What do you mean there is no schedule for the week? How am I supposed to know what is coming next?

Wait, you really want me to get up and pack up my tent in the rain?

You want me to share my heart and possibly cry in front of people I just met?

These are some of the questions that went through my head the first two days of training camp when it didn’t really start how I expected. I had expected nice sunny Georgia, a fun time getting to know my squad and talks about what to expect on the World Race. I had expected God to show up and do some cool things with our squad and good worship time. Basically, I wanted a week of sunshine, laughter, new friends and good God time. Struggle was nowhere on my agenda.

Everything at training camp has a purpose and some events represent real World Race possibilities and not all of it is comfortable. Waking up morning number one to rain, packing everything up and going on a hike to help you realize how heavy your pack really is. Not comfortable. Spending the first four days cold because it wasn’t as sunny as I thought it would be. Not comfortable. Sharing a tent and sleeping bag with someone night two because half of our bags got “lost” by the airline in one of our exercises. Not comfortable. Sharing my heart with people I just met, and letting tears flow freely. Not comfortable.

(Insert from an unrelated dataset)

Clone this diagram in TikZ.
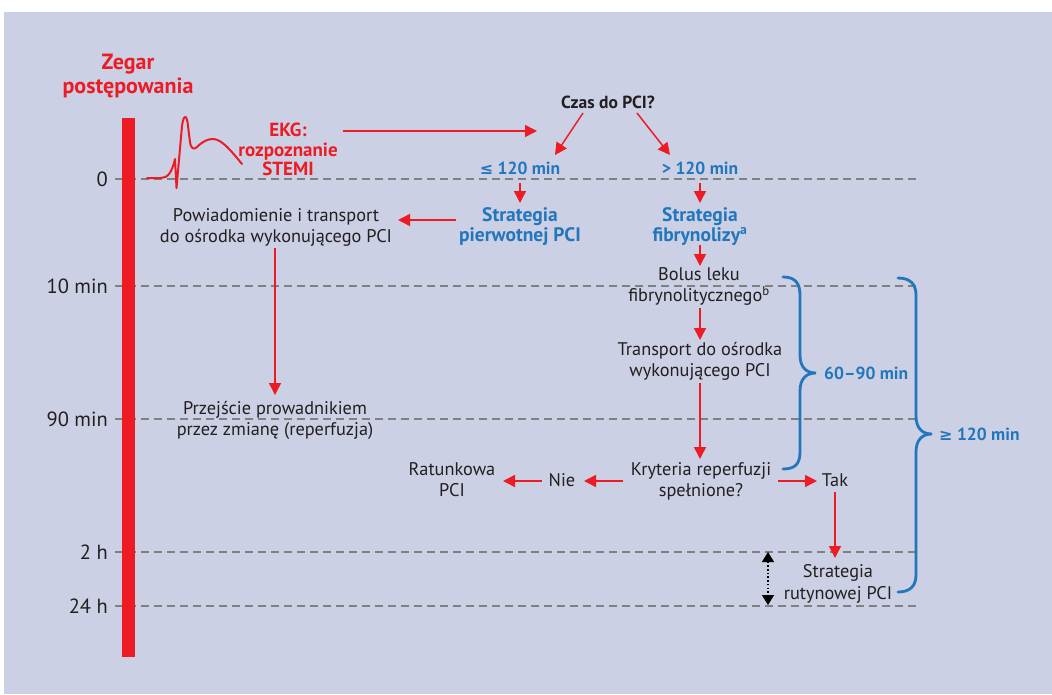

The first couple days of my training camp were met with some disappointment when my expectations weren’t met. I was frustrated and told God that this isn’t what I expected. This wasn’t fun. So God met me where I was. One of our next sessions was all about our expectations of the World Race. What we expected our living situations to look like, our team, our ministry for the month, the food, and communication with friends and family back home. For me this was probably one of the best practical lessons of the week. I won’t try to recap the whole session but here are a few things that came from it.

You can expect it to be difficult.
You can expect God to show up.
Lay down what you expect so that God can do what He wants.

So I did.

I gave up my expectations of comfort and ease and dove in and got messy. Training camp became a week where I laughed harder, cried harder, and danced harder than I have before. It became a week of letting God do a work in my heart that was long overdue.

In just a month I head back to Atlanta to being my 11 month World Race journey. I am EXPECTING God to show up. I am EXPECTING Him to do great things. But my prayer over the next month and the 11 months that follow is that I don’t let my expectations cloud what God wants to do.